Clark’s construction of the gangster’s demise can potentially serve as a cathartic release for African American audiences, happy to see the white mobsters get their due at the hands of black justice. As in other Black themed films of the time, the vigilantism of the African American hero or heroine is legitimized through claims to higher moral values than the corrupt system around them, as if fulfilling the false promise of American justice in the Constitution. The moral righteousness of Womack’s actions is legitimated through association with various African and African American liberation movements. The film’s apotheosis is a montage of photographs beginning with Malcolm X and continuing with Nkrumah and numerous other African independence leaders, captured in an iris, itself an archaic and self-conscious device. Clark also inserts a filmic montage of the rise of the Black Panthers out of the ashes of the 1960s urban uprisings, using various newsreel and audio documents. Finally, the struggle against the white mobsters in the music industry is connected to Third World liberation movements through the character of Poppa.

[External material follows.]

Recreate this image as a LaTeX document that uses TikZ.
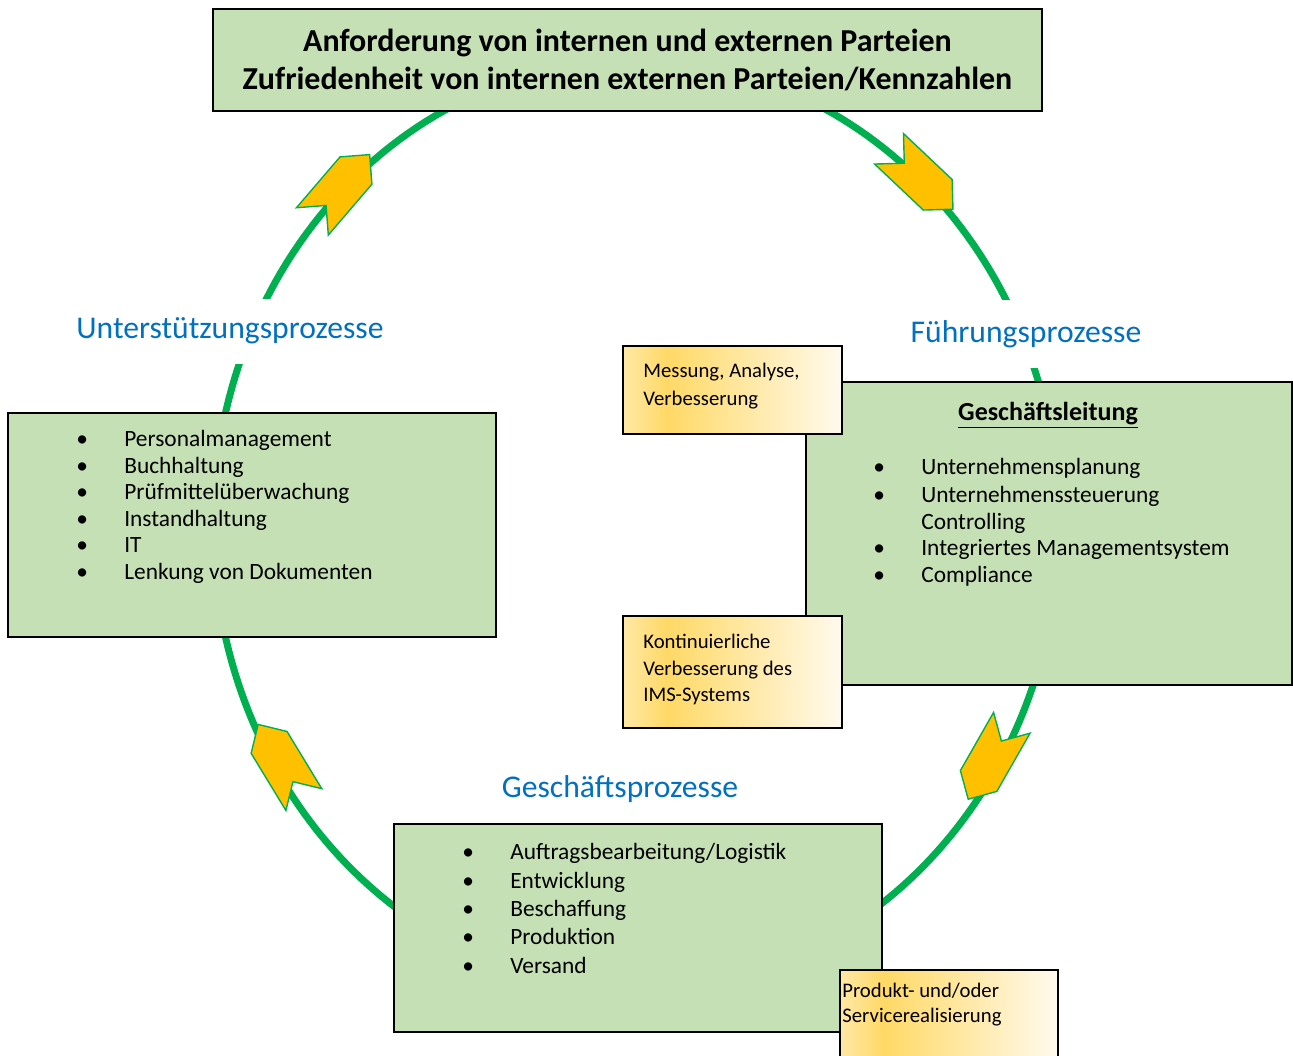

It is the Africanism of Poppa Harris, as the spiritual center of Passing Through, that ties together black American jazz and the liberation movements of Africa and North America. In the early flashback sequences in sepia, Poppa Harris appears in African dress and teaches saxophone under the sky. Poppa’s funeral ceremony includes many individuals in African dress, while after his death he sends Oshun Bey (named after an African deity) as his medium, a Jamaican woman, who tells his fortune through cards. During this encounter, Womack tells Oshun that Poppa, who is perceived as a legendary jazz performer, taught him that the music comes from the soil, from the earth, leading him to bury his saxophone to improve his playing. The film’s final montage incorporates shots of African revolutionary leaders with a close-up of Poppa’s eye and close-ups of a Black hands holding the soil. Thus, through visual symbolism the film connects jazz, Africa, and the earth in one mystical union and arguably, by extension, justifies the liberation of oppressed lands through popular struggle, whether in Africa or Los Angeles.
It has been Larry’s choice that only live audiences can see his film, since it is not and will not be available on video. Given the film’s breath-taking colors, I understand that choice, yet at the same time, I’m sorry it remains inaccessible to younger audiences of color.